Northern rail strike brings fresh disruption for passengers

Josh Halliday North of England correspondent
Northern said it would run as many services as possible between 7am and 7pm but warned that it would run fewer services during the strikes. Photograph: Martin Rickett/PA

Passengers on Northern rail services are facing further travel misery on Tuesday with a fresh strike in a long-running dispute over guards on trains.

Members of the RMT union are staging a 24-hour walkout, with further stoppages planned for Thursday and Saturday.

Northern said it would run as many services as possible between 7am and 7pm but warned that it would run fewer services during the strikes.

Northern’s regional director for its western region, Sharon Keith, said: “On each day of the strike action we will be running fewer services and expect those services we do operate to be extremely busy.

“It is, therefore, vital that anyone thinking of travelling with Northern on Tuesday, Thursday or Saturday plans their journey carefully.”

The walkout is expected to bring further travel misery for passengers who have faced weeks of disruption, including hundreds of cancelled services, after the introduction of a new timetable caused chaos across the network.

As the strike began on Tuesday morning, passengers complained of overcrowded trains and insufficient rail replacement buses for rush hour services across the north of England.

Meanwhile, Northern workers mounted picket lines outside stations as RMT said they continued to receive the backing of the public.

The RMT general secretary, Mick Cash, said: “It’s another day and another rail scandal under [the transport secretary] Chris Grayling.
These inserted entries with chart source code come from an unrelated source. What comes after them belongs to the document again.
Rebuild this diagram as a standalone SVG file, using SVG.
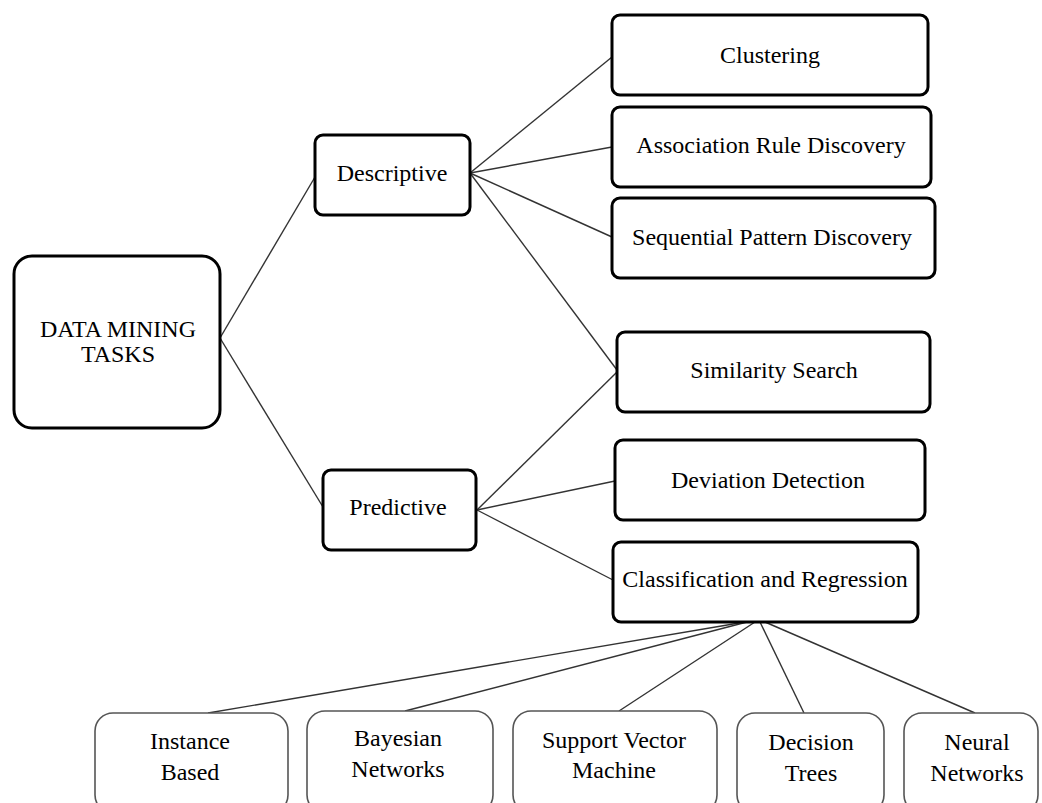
<svg xmlns="http://www.w3.org/2000/svg" width="1042" height="803" viewBox="0 0 1042 803">
<style>
.box{fill:#fff;stroke:#000;stroke-width:3}
.sub{fill:#fff;stroke:#555;stroke-width:1.6}
.t{font-family:"Liberation Serif","Times New Roman",serif;font-size:24px;fill:#000;text-anchor:middle}
.c{stroke:#333;stroke-width:1.4;fill:none}
</style>
<rect width="1042" height="803" fill="#fff"/>
<g id="connectors">
<line class="c" x1="220" y1="338" x2="315" y2="177"/>
<line class="c" x1="220" y1="338" x2="323" y2="507"/>
<line class="c" x1="470" y1="173" x2="612" y2="57"/>
<line class="c" x1="470" y1="173" x2="612" y2="147"/>
<line class="c" x1="470" y1="173" x2="612" y2="237"/>
<line class="c" x1="470" y1="173" x2="617" y2="370"/>
<line class="c" x1="477" y1="510" x2="617" y2="372"/>
<line class="c" x1="477" y1="510" x2="615" y2="481"/>
<line class="c" x1="477" y1="510" x2="613" y2="580"/>
<line class="c" x1="745" y1="622" x2="208" y2="713"/>
<line class="c" x1="747" y1="622" x2="405" y2="711"/>
<line class="c" x1="755" y1="622" x2="619" y2="711"/>
<line class="c" x1="760" y1="622" x2="804" y2="713"/>
<line class="c" x1="765" y1="622" x2="975" y2="713"/>
</g>
<g id="n-dmt"><rect class="box" x="14" y="256" width="206" height="172" rx="18"/><text class="t" x="118" y="337">DATA MINING</text><text class="t" x="118" y="362">TASKS</text></g>
<g id="n-descriptive"><rect class="box" x="315" y="135" width="155" height="80" rx="8"/><text class="t" x="392" y="181">Descriptive</text></g>
<g id="n-predictive"><rect class="box" x="323" y="470" width="153" height="80" rx="8"/><text class="t" x="398" y="515">Predictive</text></g>
<g id="n-clustering"><rect class="box" x="612" y="15" width="316" height="80" rx="8"/><text class="t" x="770" y="63">Clustering</text></g>
<g id="n-association"><rect class="box" x="612" y="107" width="319" height="80" rx="8"/><text class="t" x="771" y="153">Association Rule Discovery</text></g>
<g id="n-sequential"><rect class="box" x="612" y="198" width="323" height="80" rx="8"/><text class="t" x="772" y="245">Sequential Pattern Discovery</text></g>
<g id="n-similarity"><rect class="box" x="617" y="332" width="313" height="80" rx="8"/><text class="t" x="774" y="378">Similarity Search</text></g>
<g id="n-deviation"><rect class="box" x="615" y="440" width="310" height="80" rx="8"/><text class="t" x="768" y="488">Deviation Detection</text></g>
<g id="n-classification"><rect class="box" x="613" y="542" width="305" height="80" rx="8"/><text class="t" x="765" y="587">Classification and Regression</text></g>
<g id="n-instance"><rect class="sub" x="95" y="713" width="193" height="100" rx="18"/><text class="t" x="190" y="749">Instance</text><text class="t" x="190" y="780">Based</text></g>
<g id="n-bayesian"><rect class="sub" x="307" y="711" width="186" height="102" rx="18"/><text class="t" x="398" y="746">Bayesian</text><text class="t" x="398" y="777">Networks</text></g>
<g id="n-svm"><rect class="sub" x="513" y="711" width="204" height="102" rx="18"/><text class="t" x="614" y="748">Support Vector</text><text class="t" x="614" y="778">Machine</text></g>
<g id="n-decision"><rect class="sub" x="737" y="713" width="147" height="100" rx="18"/><text class="t" x="811" y="750">Decision</text><text class="t" x="811" y="781">Trees</text></g>
<g id="n-neural"><rect class="sub" x="904" y="713" width="134" height="100" rx="18"/><text class="t" x="977" y="750">Neural</text><text class="t" x="977" y="781">Networks</text></g>
</svg>
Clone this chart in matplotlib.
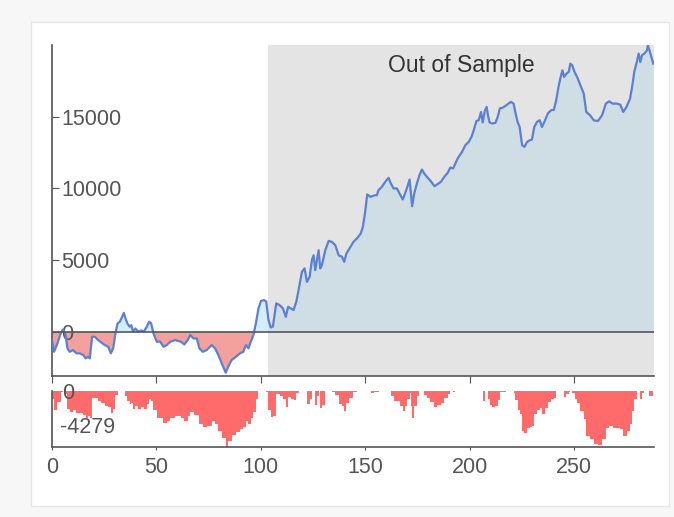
import numpy as np
import pandas as pd
import matplotlib
matplotlib.use('Agg')
import matplotlib.pyplot as plt
from matplotlib.patches import Rectangle
import matplotlib.transforms as mtransforms

plt.rcParams['font.family'] = ['Liberation Sans', 'DejaVu Sans']

# equity curve (x = bar index, y = cumulative P&L)
x_vals = [
    0, 1, 2.6, 4.2, 5.3, 6.3, 7.4, 8.5, 10.1, 11.7, 13.3, 15, 16.1, 17.4, 18.1,
    19.2, 20.5, 22.1, 23.7, 25.3, 26.9, 28.2, 29.3, 30.4, 31.4, 32.5, 33.6, 34.4,
    35.2, 36.1, 37.2, 38, 38.8, 39.9, 41.2, 42.8, 44, 45.4, 46.5, 47.5, 48.6,
    50.2, 51.8, 53.4, 55, 56.6, 59, 61.8, 63.4, 65, 66.2, 67.8, 69.4, 70.6, 72.2,
    74.1, 76.5, 78.1, 79.7, 81.3, 83.2, 84.4, 86, 88.1, 90, 91.6, 92.9, 94.1,
    95.2, 96.5, 97.8, 98.9, 100.1, 101.6, 102.6,
    103.7, 104.8, 105.8, 107.4, 109, 110.6, 112, 113.1, 114.4, 115.7, 117, 118.1,
    119.7, 121, 122.1, 123.4, 124.5, 125.3, 126.1, 126.9, 127.7, 128.5, 129.3,
    130.9, 132.5, 134.1, 135.7, 137.3, 138.9, 140, 141, 142.5, 144.4, 146.3,
    147.9, 148.9, 149.9, 151, 152.6, 154.2, 155.6, 156.4, 158, 159.6, 161.2,
    162.3, 163.6, 165.2, 166.5, 168, 169.1, 170.2, 171.3, 171.9, 172.5, 173.5,
    174.8, 176, 177.2, 178.3, 179.6, 181.3, 183.2, 184.5, 186.3, 187.9, 189.5,
    190.8, 192.1, 193.2, 194.3, 196.4, 198, 199.6, 200.9, 202, 203.3, 204.4,
    205.5, 206.3, 207.3, 208.2, 208.8, 209.6, 210.8, 212.4, 213.5, 214.5, 216.1,
    217.6, 218.7, 219.8, 221.1, 221.9, 223, 224, 225.2, 226.3, 227.6, 228.8,
    229.9, 231, 232.3, 233.6, 234.7, 236.2, 237.5, 239.1, 240.4, 241.5, 242.6,
    243.7, 244.5, 245.3, 246.4, 247.5, 248.3, 249.2, 250.3, 251.4, 253.1, 254.7,
    255.9, 257.7, 259.6, 261.5, 263.5, 265.3, 266.9, 268.5, 270.6, 272.2, 273.6,
    275.2, 276.9, 278, 278.9, 280.3, 281, 281.8, 282.6, 283.7, 285, 285.4, 286.2,
    288,
]
equity = [
    -590, -1410, -820, -100, 150, -100, -1170, -1410, -1290, -1520, -1520, -1640,
    -1870, -1750, -1870, -360, -360, -590, -780, -940, -1060, -1520, -1170, -130,
    570, 690, 1030, 1310, 920, 570, 340, 450, 0, 220, 0, 80, 0, 340, 690, 570,
    -130, -710, -700, -1060, -940, -710, -590, -710, -900, -590, -240, -480, -480,
    -1170, -1410, -1290, -940, -1170, -1640, -2220, -2870, -2450, -1990, -1760,
    -1520, -1410, -940, -1170, -710, -240, 690, 1620, 2130, 2200, 2100,
    800, 290, 350, 1970, 1850, 1620, 1030, 1730, 1620, 1500, 2080, 2890,
    4170, 4410, 3470, 3820, 4990, 5330, 4290, 4990, 5680, 4410, 4640,
    5680, 6330, 6260, 6030, 5330, 5220, 4870, 5450, 5800, 6260, 6540,
    6850, 7310, 8240, 9570, 9400, 9500, 9520, 9870, 10100, 10450, 10730,
    10340, 9990, 9990, 9640, 9220, 9640, 10100, 10610, 9640, 8750, 9640,
    10340, 10910, 11310, 11030, 10800, 10520, 10150, 10270, 10450, 10800, 11070,
    11450, 11380, 11730, 12080, 12540, 13010, 13240, 13580, 14050, 14700, 14750,
    15330, 14600, 15400, 15680, 15100, 14600, 14520, 14570, 14980, 15570, 15640,
    15800, 15910, 16030, 15910, 15330, 14630, 14280, 13010, 12890, 13240, 13350,
    13400, 14280, 14630, 14750, 14280, 14750, 15220, 15450, 15480, 16140, 17070,
    17810, 18230, 17770, 18000, 18120, 18700, 18580, 18120, 17810, 17190, 16610,
    15330, 15100, 14730, 14700, 15100, 15910, 16070, 15910, 15910, 15840, 15330,
    15680, 16260, 17190, 18120, 18930, 19400, 18810, 19280, 19400, 19630, 19980, 19630,
    18700,
]
oos_start = 103.6
main_yticks = [0, 5000, 10000, 15000]
x_ticks = [0, 50, 100, 150, 200, 250]
dd_label = '-4279'

xs = np.array(x_vals, dtype=float)
eq = pd.Series(equity, dtype=float)
# drawdown from running peak (starting capital as zero baseline)
peak = eq.clip(lower=0).cummax()
dd = (eq - peak).to_numpy()
x_end = 288.5

fig = plt.figure(figsize=(6.74, 5.17), dpi=100)
fig.patch.set_facecolor('#f7f7f7')
fig.patches.append(Rectangle((31 / 674, 1 - 506 / 517), 638 / 674, 484 / 517,
                             transform=fig.transFigure, facecolor='white',
                             edgecolor='#e6e6e6', lw=1, zorder=-10))

ax = fig.add_axes([52 / 674, 141 / 517, 602.3 / 674, 331 / 517])
ax2 = fig.add_axes([52 / 674, 70 / 517, 602.3 / 674, 56 / 517], sharex=ax)
for a in (ax, ax2):
    a.set_facecolor('none')
    for s in ('top', 'right'):
        a.spines[s].set_visible(False)
    for s in ('left', 'bottom'):
        a.spines[s].set_color('#555555')
        a.spines[s].set_linewidth(1.2)

# --- main equity panel ---
ax.axvspan(oos_start, x_end, color='#e4e4e4', lw=0, zorder=0)
is_clip = Rectangle((0, -1e6), oos_start, 2e6, transform=ax.transData)
oos_clip = Rectangle((oos_start, -1e6), 1000, 2e6, transform=ax.transData)
pos = ax.fill_between(xs, equity, 0, where=eq.to_numpy() >= 0, interpolate=True,
                      color='#d3eefa', lw=0, zorder=1)
neg = ax.fill_between(xs, equity, 0, where=eq.to_numpy() <= 0, interpolate=True,
                      color='#f4a09c', lw=0, zorder=1)
pos.set_clip_path(is_clip)
neg.set_clip_path(is_clip)
oos = ax.fill_between(xs, equity, 0, color='#cfdde5', lw=0, zorder=1)
oos.set_clip_path(oos_clip)
ax.plot(xs, equity, color='#5b80d4', lw=1.6, zorder=3)
ax.axhline(0, color='#555555', lw=1.2, zorder=4)

ax.set_xlim(0, x_end)
ax.set_ylim(-3100, 20000)
ax.set_yticks(main_yticks)
ax.set_yticklabels([str(v) for v in main_yticks])
ax.tick_params(axis='y', direction='in', length=5, pad=-6.5, colors='#555555',
               labelsize=15.5)
for lbl in ax.get_yticklabels():
    lbl.set_horizontalalignment('left')
ax.set_xticks(x_ticks)
ax.tick_params(axis='x', direction='out', length=5, colors='#555555',
               labelbottom=False)
ax.text((oos_start + x_end) / 2, 0.937, 'Out of Sample',
        transform=mtransforms.blended_transform_factory(ax.transData, ax.transAxes),
        ha='center', va='center', fontsize=16.5, color='#333333', zorder=5)

# --- drawdown panel ---
ax2.bar(xs[:-1], dd[:-1], width=np.diff(xs), align='edge', color='#ff6b6b',
        lw=0)
ax2.set_ylim(dd.min(), 0)
ax2.set_yticks([0])
ax2.set_yticklabels(['0'])
ax2.tick_params(axis='y', direction='in', length=0, pad=-7, colors='#555555',
                labelsize=15.5)
for lbl in ax2.get_yticklabels():
    lbl.set_horizontalalignment('left')
ax2.text(0.013, 0.34, dd_label, transform=ax2.transAxes, ha='left',
         va='center', fontsize=15.5, color='#555555')
ax2.tick_params(axis='x', direction='out', length=2, pad=5, colors='#555555',
                labelsize=15.5)

fig.savefig('out.png', dpi=100, facecolor=fig.get_facecolor())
“Instead of propping up a foreign-owned company in its fight against British workers, Chris Grayling should be allowing meaningful discussions to take place which would allow passengers to keep a second member of staff on every train.”

A Department for Transport spokesman said: “This dispute is not about jobs or safety. Guards have been guaranteed their jobs and the independent rail regulator has ruled that driver-controlled trains, which have been used in this country for 30 years, are safe.

“We urge the union to abandon these strikes, work with the train operator and make passengers’ services their number one priority.”